Fit (train) classification model.
Parameters
----------
model: TFLearn model
Built and defined model.
X: numpy ndarray, shape=(55000, 28, 28, 1)
Training data
Y: numpy ndarray, shape=(55000, 10)
Training labels
testX: numpy ndarray, shape=(10000, 28, 28, 1)
Test data
testY: numpy ndarray, shape=(10000, 10)
Test labels
n_epoch: int, default=20
Number of training epochs
run_id: str, default='cnn_mnist'
ID to assign the current run
"""
model.fit({'input': X}, {'target': Y}, n_epoch=n_epoch,
validation_set=({'input': testX}, {'target': testY}),
snapshot_step=100, show_metric=True, run_id=run_id)
def save(model, file_name='cnn.tflearn'):
"""
Save trained classification model in current woring directory.
Parameters
----------
model: TFLearn model
Trained model
file_name: string, default='cnn.tflearn'
Name to assign model file written to disk
"""
cwd = os.path.dirname(__file__)
model.save(os.path.join(cwd, file_name))
After training the CNN for 20 epochs it showed 98.92% evaluation accuracy. This is not exactly top performance
in the context of state-of-the-art research results. The current best is
99.79%.
It allows for good performance for this simple app, though, and at the very least it's a good first implementation. From here all
I need to do is call the
The data received from Digitre's front end is not ready to be fed to the machine learning classifier, however. On one hand, the classifier would not be able to process a base64-encoded image. Additionally, the images drawn by the users will look different from the MNIST images. Unless we make them more similar, the classifier will show very poor performance. The next section discusses Digitre's image preprocessing code, aimed at handling these two problems.

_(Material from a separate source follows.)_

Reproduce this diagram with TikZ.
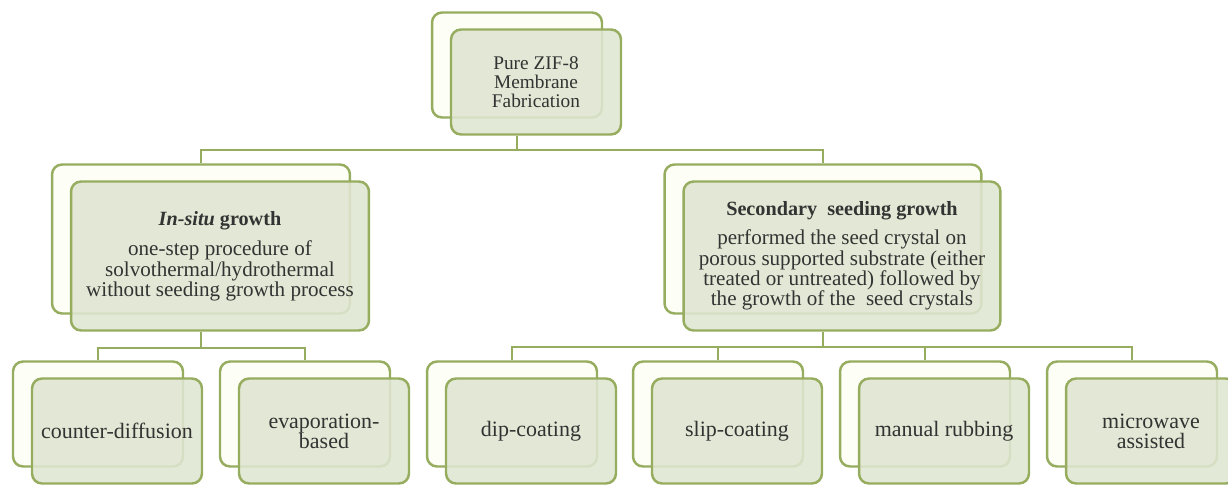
\documentclass[tikz,border=0pt]{standalone}
\usepackage{fontspec}
\setmainfont{Liberation Serif}
\usetikzlibrary{positioning}

\definecolor{leaf}{RGB}{150,172,94}
\definecolor{leafpale}{RGB}{223,230,209}
\definecolor{cream}{RGB}{253,254,246}

\tikzset{
  back box/.style={draw=leaf, fill=cream, rounded corners=0.2cm, line width=1.4pt},
  front box/.style={draw=leaf, fill=leafpale, fill opacity=0.88, text opacity=1,
    rounded corners=0.2cm, line width=1.4pt, align=center, text=black!80,
    xshift=0.38cm, yshift=-0.34cm},
  small/.style={minimum width=3.4cm, minimum height=2.1cm},
  link/.style={draw=leaf, line width=1.4pt},
}

\begin{document}
\begin{tikzpicture}[x=0.02cm, y=-0.02cm]
	\useasboundingbox (0,0) rectangle (1228,484);
	\begin{scope}[every node/.style={back box}]
		\node[small] (fabb) at (517,65) {};
		\node[minimum width=5.96cm, minimum height=2.98cm] (insitub) at (201,239) {};
		\node[minimum width=6.34cm, minimum height=2.98cm] (secondb) at (823,239) {};
		\node[small] (cdb) at (98,414) {};
		\node[small] (evapb) at (305,414) {};
		\node[small] (dipb) at (512,414) {};
		\node[small] (slipb) at (718,414) {};
		\node[small] (rubb) at (925,414) {};
		\node[small] (microb) at (1132,414) {};
	\end{scope}
	\begin{scope}[every node/.style={front box}]
		\node[small, font=\fontsize{11}{11}\selectfont] (fab) at (fabb) {Pure ZIF-8\\ Membrane\\ Fabrication};
		\node[minimum width=5.96cm, minimum height=2.98cm, font=\fontsize{12}{11.5}\selectfont] (insitu) at (insitub)
			{{\fontsize{11.5}{11.5}\selectfont\textbf{\textit{In-situ} growth}}\\[6pt]
			 one-step procedure of\\ solvothermal/hydrothermal\\ without seeding growth process};
		\node[minimum width=6.34cm, minimum height=2.98cm, font=\fontsize{12}{11.5}\selectfont] (second) at (secondb)
			{{\fontsize{11.5}{11.5}\selectfont\textbf{Secondary\ \ seeding growth}}\\[5pt]
			 performed the seed crystal on\\ porous supported substrate (either\\
			 treated or untreated) followed by\\ the growth of the\ \ seed crystals};
		\node[small, font=\fontsize{12.5}{11.5}\selectfont] (cd) at (cdb) {counter-diffusion};
		\node[small, font=\fontsize{12.5}{11.5}\selectfont] (evap) at (evapb) {evaporation-\\based};
		\node[small, font=\fontsize{12.5}{11.5}\selectfont] (dip) at (dipb) {dip-coating};
		\node[small, font=\fontsize{12.5}{11.5}\selectfont] (slip) at (slipb) {slip-coating};
		\node[small, font=\fontsize{12.5}{11.5}\selectfont] (rub) at (rubb) {manual rubbing};
		\node[small, font=\fontsize{12.5}{11.5}\selectfont] (micro) at (microb) {microwave\\ assisted};
	\end{scope}
	% connectors
	\coordinate (bus1) at (0,150);
	\coordinate (bus2) at (0,348);
	\coordinate (bus3) at (0,347);
	\draw[link] (fabb.south |- fab.south) -- (fabb.south |- bus1) -| (insitub.north);
	\draw[link] (fabb.south |- bus1) -| (secondb.north);
	\draw[link] (insitub.south |- insitu.south) -- (insitub.south |- bus2) -| (cdb.north);
	\draw[link] (insitub.south |- bus2) -| (evapb.north);
	\draw[link] (secondb.south |- second.south) -- (secondb.south |- bus3);
	\foreach \n in {dipb,slipb,rubb,microb}
		\draw[link] (secondb.south |- bus3) -| (\n.north);
\end{tikzpicture}
\end{document}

Preprocessing the handwritten digit images
The data sent to the server from the front end needs to be peprocessed before classification.
The first step is to convert the base64-encoded image of the digit drawn by the user to a
NumPy ndarray data structure. This is done using function
In this particular instance, the user drew the digit "2" at the top right corner of the canvas. Digits in the
MNIST data are size-normalized and centered on their center of mass, so it will help to do that before feeding the
image to the classifier. I wrote functions
Here's a sequence of pictures illustrating the whole process. The picture on the left shows the original image. In this example size normalization is particularly important, to have the digit fill the frame like in the training data. The picture on the center shows the result of cropping and centering the digit. The image is next resized to 28 x 28 px, resulting in the picture shown on the right side. The final step, rescaling it to the range of values between 0 and 1 has no effect on the appearance of the image.
The final result is quite similar to the training data in MNIST, as you can see here below. The processed image on the left closely resembles an example from MNIST (on the right).
And, finally, here's what Digitre's output would have looked like.
If you are interested in the details, the complete functionality can be found in the
Deployment
I started by checking out several Infrastructure-as-a-service (IaaS) providers to deploy Digitre. Among others, I took a look at the pricing and specs offered by PythonAnywhere, Heroku, OpenShift, AWS Elastic Beanstalk, and Google App Engine. You can find a nice list including these and more providers, with links to their Flask-specific instructions, in Flask's documentation page on deployment options.
I was looking for more flexibility (and lower cost...), however, so I decided to go with a Virtual private server (VPS) provider instead. There are many VPS provider options out there, but eventually I went with linode, which offered a nice platform and very attractive pricing. The self-hosting choice provides a lot of flexibility, but it also means you have to do all the work yourself. Personally, not being an expert in this domain I would not have gone this way if I had any particular security concerns, for example. But to host a simple toy app this is a great solution. For complete control, you could go for the bare metal server possibility and get your own hardware.
In the end, I went with linode's cheapest Standard plan, installed Ubuntu 16.04 LTS as my operating system, used the common engine-X (nginx) web server and the green unicorn (gunicorn) WSGI HTTP server to run the app. This is a pretty common and robust setup and my experience so far has been just great.
Future directions
Digitre's first implementation works relatively well and I am quite happy with it. However, there's much more that could be done to improve it. One obvious change would be to work on the machine learning model. I would stick with a CNN, but as recent research has shown, one can get accuracies as high as 99.79% with state-of-the-art models. Additionally, more sophisticated handling of the fact that the output is always a digit class could also improve performance. One example would be to examine all output probabilities, rather than only looking at the top class. This would be particularly helpful with situations in which the top class probability is not very high.
One other interesting change would be to collect the images drawn by users in a database, along with the user selected class, and then train the model on those images as well. This would allow the collection of relevant data, with the potential to significantly improve performance.
This is it. If you've made it this far, you saw how you can build and deploy your web app using easily accessible, stable, and reliable software. I hope you found this discussion interesting and helpful!